* Entries taken from a collection
╭──
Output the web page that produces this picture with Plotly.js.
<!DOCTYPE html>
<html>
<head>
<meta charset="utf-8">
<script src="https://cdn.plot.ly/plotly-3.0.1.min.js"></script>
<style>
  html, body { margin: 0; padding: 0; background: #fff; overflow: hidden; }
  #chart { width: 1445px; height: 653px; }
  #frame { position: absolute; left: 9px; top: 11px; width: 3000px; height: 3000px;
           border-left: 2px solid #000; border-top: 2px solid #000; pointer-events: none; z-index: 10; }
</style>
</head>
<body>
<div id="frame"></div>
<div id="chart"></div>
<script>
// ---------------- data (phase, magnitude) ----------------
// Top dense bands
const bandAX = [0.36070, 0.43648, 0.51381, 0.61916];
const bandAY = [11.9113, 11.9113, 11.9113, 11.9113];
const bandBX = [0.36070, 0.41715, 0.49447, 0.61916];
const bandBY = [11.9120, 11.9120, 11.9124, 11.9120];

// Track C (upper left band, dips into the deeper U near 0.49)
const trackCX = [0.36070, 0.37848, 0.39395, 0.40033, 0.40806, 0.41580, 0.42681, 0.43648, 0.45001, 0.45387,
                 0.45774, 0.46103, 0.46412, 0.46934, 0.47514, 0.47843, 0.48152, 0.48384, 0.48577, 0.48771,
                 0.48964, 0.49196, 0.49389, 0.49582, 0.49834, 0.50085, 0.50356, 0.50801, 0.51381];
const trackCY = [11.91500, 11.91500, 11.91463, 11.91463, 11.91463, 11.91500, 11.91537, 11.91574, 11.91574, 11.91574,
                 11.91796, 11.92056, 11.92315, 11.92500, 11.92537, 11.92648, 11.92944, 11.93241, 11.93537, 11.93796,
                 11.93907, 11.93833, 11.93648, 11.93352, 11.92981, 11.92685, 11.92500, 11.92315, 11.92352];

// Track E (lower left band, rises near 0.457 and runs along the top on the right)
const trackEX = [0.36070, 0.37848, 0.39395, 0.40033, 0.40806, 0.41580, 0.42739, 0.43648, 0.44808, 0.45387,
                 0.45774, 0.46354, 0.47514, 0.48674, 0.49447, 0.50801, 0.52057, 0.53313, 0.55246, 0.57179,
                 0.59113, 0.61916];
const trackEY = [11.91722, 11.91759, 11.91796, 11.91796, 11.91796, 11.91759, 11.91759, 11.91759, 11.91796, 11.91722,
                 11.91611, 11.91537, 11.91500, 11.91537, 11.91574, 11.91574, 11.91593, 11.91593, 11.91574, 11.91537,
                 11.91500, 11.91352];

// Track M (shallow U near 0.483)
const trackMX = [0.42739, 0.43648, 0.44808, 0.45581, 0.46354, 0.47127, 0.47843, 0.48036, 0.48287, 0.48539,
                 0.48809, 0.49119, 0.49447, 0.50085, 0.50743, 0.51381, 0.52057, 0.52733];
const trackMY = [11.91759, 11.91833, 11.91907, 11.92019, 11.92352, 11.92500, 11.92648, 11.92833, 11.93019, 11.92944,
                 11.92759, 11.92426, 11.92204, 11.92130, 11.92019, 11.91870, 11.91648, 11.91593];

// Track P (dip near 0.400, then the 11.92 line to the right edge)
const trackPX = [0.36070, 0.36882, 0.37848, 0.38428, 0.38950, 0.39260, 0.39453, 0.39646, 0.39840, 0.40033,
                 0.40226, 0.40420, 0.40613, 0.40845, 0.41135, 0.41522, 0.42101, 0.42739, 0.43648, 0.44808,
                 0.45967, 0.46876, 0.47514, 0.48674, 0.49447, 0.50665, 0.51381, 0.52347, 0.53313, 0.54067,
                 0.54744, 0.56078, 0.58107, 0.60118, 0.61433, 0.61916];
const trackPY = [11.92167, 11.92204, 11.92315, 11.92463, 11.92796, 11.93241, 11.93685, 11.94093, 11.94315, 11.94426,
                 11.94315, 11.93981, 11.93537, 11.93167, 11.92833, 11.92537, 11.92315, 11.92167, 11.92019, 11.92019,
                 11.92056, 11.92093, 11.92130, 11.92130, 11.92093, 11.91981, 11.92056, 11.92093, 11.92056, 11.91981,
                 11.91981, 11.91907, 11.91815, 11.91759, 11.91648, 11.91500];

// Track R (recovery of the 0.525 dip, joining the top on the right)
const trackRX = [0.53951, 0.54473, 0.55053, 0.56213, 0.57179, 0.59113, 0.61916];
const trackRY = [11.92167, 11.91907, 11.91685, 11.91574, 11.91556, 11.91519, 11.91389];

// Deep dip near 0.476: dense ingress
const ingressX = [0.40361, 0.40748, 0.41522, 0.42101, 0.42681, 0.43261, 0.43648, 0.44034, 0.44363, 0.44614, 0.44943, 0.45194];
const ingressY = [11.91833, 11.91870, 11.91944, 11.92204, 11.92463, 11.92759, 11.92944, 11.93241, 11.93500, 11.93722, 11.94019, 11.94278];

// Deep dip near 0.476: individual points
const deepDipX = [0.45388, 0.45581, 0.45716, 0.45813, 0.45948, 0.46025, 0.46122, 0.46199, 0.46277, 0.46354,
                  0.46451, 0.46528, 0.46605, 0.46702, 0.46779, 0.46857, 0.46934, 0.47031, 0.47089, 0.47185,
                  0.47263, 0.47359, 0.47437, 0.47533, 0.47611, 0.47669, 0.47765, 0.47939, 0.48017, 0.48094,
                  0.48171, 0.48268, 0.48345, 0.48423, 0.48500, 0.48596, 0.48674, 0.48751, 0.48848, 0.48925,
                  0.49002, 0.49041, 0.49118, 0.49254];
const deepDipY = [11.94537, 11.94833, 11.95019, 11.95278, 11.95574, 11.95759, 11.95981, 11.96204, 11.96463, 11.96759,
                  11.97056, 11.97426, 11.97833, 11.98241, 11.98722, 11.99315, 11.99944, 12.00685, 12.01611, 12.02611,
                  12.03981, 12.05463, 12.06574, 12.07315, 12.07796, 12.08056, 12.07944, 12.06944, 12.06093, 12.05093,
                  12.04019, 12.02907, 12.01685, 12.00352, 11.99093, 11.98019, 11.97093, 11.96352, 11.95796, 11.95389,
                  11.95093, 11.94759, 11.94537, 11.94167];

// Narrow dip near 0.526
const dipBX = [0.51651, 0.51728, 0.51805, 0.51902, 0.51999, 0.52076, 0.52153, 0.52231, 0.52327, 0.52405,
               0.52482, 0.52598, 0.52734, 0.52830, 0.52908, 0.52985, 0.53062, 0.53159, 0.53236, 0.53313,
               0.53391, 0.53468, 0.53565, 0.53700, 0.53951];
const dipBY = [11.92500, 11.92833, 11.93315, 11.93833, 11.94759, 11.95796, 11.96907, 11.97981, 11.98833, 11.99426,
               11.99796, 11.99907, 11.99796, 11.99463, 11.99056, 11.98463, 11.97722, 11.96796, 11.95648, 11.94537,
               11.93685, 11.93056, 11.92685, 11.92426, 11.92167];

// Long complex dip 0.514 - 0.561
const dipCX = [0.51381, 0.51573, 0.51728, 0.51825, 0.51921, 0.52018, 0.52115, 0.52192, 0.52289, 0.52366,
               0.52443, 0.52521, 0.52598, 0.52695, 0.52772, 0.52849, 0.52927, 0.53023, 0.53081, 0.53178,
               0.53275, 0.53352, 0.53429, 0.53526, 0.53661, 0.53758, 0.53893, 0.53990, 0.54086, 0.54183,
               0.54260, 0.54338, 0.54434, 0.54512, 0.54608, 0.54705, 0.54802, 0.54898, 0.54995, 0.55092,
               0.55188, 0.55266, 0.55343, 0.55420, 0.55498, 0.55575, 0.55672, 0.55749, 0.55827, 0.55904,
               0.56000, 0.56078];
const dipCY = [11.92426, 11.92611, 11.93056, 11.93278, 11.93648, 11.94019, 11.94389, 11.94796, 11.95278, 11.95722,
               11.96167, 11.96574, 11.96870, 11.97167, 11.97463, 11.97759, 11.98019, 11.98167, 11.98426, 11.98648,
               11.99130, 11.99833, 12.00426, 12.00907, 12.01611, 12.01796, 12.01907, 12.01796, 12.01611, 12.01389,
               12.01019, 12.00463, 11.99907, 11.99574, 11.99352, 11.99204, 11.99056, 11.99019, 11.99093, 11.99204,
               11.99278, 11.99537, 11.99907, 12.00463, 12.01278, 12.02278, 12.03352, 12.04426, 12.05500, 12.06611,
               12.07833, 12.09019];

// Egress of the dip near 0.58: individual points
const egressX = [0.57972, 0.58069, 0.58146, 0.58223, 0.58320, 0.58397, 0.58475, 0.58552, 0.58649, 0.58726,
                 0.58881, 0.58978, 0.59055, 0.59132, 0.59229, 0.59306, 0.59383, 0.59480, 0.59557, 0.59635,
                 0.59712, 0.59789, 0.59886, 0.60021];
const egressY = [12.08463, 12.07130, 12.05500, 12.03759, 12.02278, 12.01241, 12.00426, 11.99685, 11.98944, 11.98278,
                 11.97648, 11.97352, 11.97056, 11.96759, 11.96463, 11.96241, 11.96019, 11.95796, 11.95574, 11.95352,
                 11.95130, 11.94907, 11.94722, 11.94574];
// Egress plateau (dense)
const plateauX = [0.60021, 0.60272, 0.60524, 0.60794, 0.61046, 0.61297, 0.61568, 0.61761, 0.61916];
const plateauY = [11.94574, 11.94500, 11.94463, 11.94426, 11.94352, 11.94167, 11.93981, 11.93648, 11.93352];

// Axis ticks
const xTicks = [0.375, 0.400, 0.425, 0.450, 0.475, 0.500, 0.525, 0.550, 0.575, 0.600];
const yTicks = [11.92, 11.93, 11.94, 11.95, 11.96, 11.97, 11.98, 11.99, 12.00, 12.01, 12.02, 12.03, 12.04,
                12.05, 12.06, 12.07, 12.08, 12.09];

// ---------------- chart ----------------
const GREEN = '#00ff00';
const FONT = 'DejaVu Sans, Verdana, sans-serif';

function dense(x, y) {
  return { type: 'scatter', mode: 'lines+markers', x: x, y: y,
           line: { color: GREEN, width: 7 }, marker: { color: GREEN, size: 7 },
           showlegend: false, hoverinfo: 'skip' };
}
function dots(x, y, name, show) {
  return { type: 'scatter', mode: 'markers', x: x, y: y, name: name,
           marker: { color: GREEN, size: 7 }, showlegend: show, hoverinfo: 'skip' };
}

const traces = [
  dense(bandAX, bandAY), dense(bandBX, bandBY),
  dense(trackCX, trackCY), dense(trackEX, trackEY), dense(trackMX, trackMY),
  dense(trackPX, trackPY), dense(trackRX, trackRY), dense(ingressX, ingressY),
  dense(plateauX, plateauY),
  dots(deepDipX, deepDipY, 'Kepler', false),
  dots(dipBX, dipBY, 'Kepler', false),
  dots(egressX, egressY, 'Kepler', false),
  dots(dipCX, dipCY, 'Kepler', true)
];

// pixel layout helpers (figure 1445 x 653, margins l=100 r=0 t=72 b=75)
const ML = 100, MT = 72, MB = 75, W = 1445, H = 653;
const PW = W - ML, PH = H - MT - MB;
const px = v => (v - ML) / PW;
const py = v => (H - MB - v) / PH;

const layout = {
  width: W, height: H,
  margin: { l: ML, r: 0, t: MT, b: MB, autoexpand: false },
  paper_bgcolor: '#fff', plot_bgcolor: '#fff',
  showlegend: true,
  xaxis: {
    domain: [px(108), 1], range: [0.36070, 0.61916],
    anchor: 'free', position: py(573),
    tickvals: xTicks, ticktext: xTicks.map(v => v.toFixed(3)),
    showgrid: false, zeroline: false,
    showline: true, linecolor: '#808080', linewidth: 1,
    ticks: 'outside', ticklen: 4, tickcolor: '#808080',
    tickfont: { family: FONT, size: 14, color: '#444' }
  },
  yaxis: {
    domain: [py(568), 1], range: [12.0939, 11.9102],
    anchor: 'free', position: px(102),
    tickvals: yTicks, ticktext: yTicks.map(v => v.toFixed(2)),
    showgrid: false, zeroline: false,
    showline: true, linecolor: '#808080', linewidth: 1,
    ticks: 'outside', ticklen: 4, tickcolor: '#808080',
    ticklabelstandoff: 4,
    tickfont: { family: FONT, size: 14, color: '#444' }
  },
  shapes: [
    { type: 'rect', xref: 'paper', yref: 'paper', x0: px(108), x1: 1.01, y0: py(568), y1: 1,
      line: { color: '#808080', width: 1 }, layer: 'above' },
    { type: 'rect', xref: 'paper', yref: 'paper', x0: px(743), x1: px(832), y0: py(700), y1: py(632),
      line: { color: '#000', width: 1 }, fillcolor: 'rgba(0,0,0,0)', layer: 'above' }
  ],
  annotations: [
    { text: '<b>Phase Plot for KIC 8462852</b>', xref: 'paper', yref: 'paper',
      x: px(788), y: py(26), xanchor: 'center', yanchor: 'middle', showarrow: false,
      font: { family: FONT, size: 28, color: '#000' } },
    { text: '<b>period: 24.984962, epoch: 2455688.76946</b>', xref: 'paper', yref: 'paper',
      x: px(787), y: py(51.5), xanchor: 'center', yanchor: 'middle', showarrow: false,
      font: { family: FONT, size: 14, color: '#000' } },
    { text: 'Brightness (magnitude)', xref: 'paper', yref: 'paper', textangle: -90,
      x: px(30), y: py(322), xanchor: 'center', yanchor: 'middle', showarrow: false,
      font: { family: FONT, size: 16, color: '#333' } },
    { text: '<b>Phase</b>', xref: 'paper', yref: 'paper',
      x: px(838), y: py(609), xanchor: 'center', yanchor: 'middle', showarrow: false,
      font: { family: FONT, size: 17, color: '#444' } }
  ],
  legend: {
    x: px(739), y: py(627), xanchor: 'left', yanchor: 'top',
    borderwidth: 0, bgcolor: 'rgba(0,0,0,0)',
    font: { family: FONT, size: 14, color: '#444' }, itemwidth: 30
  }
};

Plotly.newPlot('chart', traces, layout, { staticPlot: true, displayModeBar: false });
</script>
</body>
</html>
╰──
╭──
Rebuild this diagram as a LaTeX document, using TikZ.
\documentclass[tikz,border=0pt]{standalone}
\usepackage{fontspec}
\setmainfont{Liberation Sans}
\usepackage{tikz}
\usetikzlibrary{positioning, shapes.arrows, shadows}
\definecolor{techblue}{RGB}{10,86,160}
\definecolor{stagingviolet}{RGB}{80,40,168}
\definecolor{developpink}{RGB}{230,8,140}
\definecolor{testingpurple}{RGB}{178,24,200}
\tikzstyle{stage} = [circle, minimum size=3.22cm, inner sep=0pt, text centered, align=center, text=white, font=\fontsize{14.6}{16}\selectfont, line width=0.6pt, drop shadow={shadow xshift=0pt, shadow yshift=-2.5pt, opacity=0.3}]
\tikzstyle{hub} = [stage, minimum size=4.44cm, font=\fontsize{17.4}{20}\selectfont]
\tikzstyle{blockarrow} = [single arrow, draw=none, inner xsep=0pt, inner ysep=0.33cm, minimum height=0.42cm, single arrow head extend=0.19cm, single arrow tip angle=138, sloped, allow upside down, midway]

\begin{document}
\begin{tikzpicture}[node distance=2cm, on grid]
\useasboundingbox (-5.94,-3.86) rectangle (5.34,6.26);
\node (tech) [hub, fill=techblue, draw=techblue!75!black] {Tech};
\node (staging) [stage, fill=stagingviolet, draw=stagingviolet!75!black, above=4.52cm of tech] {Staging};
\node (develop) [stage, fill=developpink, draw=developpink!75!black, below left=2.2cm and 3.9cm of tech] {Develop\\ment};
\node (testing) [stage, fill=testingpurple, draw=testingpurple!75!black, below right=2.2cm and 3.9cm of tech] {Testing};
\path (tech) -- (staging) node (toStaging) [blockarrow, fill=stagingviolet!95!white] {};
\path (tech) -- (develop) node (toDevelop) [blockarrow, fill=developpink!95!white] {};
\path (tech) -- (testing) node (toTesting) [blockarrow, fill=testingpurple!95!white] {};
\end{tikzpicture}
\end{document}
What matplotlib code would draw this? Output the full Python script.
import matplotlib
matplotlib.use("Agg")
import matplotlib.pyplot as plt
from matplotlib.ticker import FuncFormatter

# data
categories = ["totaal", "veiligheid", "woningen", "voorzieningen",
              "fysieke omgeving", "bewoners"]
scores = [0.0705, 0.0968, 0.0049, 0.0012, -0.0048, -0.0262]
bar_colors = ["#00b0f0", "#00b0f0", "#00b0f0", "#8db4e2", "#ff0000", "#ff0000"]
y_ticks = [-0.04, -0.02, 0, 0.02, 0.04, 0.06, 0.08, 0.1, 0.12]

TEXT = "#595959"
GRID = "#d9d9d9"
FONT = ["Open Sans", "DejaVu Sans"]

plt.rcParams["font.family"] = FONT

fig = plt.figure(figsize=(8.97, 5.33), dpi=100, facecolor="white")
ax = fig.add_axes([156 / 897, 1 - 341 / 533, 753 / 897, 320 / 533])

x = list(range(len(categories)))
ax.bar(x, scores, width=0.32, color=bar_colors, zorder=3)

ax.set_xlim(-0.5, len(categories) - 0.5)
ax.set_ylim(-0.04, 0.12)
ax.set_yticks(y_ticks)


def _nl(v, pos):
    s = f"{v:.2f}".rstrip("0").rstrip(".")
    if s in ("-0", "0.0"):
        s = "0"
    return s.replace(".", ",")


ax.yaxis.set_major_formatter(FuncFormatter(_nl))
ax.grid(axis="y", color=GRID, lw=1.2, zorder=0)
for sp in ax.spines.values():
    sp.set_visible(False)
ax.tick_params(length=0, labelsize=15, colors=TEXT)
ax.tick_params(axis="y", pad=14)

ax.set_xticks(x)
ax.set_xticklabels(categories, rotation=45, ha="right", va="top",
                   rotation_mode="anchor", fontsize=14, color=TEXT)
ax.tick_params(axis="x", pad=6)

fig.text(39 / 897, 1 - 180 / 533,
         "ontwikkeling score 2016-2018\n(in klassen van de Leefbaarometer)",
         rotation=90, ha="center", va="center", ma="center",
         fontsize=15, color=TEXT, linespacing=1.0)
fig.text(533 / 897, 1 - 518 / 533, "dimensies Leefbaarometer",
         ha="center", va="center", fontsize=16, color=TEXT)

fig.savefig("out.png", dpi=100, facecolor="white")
╰──
* INSTRUCTION
Output, from the data above, the lines from the line with "Rebuild this diagram" to the line with "upside down, midway]" exactly as they stand, both ends included and nothing else.

* RESULT OF THIS TASK
Rebuild this diagram as a LaTeX document, using TikZ.
\documentclass[tikz,border=0pt]{standalone}
\usepackage{fontspec}
\setmainfont{Liberation Sans}
\usepackage{tikz}
\usetikzlibrary{positioning, shapes.arrows, shadows}
\definecolor{techblue}{RGB}{10,86,160}
\definecolor{stagingviolet}{RGB}{80,40,168}
\definecolor{developpink}{RGB}{230,8,140}
\definecolor{testingpurple}{RGB}{178,24,200}
\tikzstyle{stage} = [circle, minimum size=3.22cm, inner sep=0pt, text centered, align=center, text=white, font=\fontsize{14.6}{16}\selectfont, line width=0.6pt, drop shadow={shadow xshift=0pt, shadow yshift=-2.5pt, opacity=0.3}]
\tikzstyle{hub} = [stage, minimum size=4.44cm, font=\fontsize{17.4}{20}\selectfont]
\tikzstyle{blockarrow} = [single arrow, draw=none, inner xsep=0pt, inner ysep=0.33cm, minimum height=0.42cm, single arrow head extend=0.19cm, single arrow tip angle=138, sloped, allow upside down, midway]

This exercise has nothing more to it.